## BRIEF
Omit the pictures and print exactly the lines of the listing below, starting at the first and ending at the line containing "import plotly.graph_objects as go".
Start
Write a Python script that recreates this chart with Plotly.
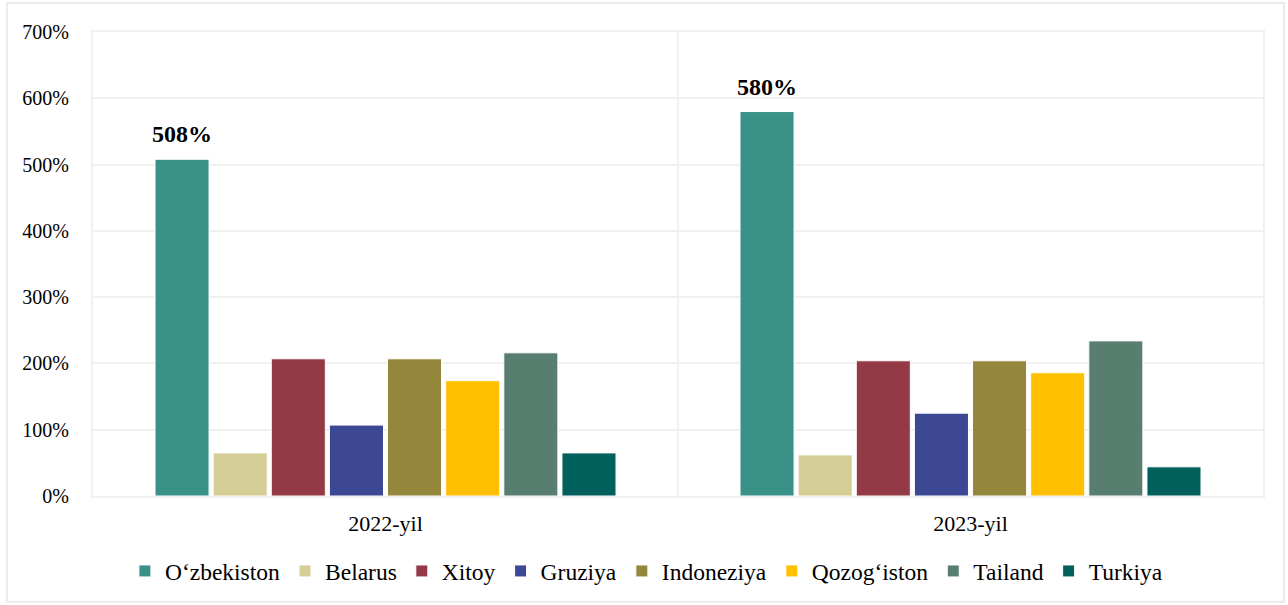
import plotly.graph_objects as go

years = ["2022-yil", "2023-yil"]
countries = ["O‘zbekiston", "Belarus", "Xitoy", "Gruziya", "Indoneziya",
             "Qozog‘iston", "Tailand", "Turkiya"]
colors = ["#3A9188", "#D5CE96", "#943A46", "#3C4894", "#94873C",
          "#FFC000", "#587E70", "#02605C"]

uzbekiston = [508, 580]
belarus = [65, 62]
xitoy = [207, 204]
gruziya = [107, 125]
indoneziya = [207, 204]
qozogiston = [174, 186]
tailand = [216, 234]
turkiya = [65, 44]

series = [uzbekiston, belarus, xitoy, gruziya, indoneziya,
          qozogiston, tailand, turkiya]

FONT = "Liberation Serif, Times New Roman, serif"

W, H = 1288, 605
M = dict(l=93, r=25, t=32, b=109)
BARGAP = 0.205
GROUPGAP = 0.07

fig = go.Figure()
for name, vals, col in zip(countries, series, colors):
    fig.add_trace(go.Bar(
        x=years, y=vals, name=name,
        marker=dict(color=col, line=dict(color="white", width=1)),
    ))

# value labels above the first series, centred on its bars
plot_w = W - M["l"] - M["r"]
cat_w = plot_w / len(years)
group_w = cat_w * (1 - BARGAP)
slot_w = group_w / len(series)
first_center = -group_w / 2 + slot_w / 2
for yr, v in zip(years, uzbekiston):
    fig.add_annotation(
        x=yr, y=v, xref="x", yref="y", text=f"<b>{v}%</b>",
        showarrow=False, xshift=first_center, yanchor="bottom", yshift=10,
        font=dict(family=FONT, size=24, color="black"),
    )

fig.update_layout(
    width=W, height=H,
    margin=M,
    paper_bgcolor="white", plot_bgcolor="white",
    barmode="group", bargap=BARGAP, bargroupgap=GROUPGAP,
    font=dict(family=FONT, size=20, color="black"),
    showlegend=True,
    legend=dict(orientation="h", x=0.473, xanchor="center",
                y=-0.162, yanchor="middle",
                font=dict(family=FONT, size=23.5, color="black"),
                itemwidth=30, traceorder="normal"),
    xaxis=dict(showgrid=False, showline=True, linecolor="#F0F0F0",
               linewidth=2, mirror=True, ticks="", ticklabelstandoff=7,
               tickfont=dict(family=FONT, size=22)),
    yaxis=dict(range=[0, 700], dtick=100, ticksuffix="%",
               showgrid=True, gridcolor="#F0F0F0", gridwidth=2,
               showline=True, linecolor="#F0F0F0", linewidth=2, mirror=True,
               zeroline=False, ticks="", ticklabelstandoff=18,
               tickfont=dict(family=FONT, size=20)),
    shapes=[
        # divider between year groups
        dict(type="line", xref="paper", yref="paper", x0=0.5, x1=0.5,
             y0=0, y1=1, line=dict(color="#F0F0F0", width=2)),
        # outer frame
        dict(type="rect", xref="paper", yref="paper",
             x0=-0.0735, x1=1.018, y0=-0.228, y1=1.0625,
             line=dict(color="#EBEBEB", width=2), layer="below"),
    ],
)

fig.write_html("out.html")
End
## ANSWER TO THE PROBLEM
Write a Python script that recreates this chart with Plotly.
import plotly.graph_objects as go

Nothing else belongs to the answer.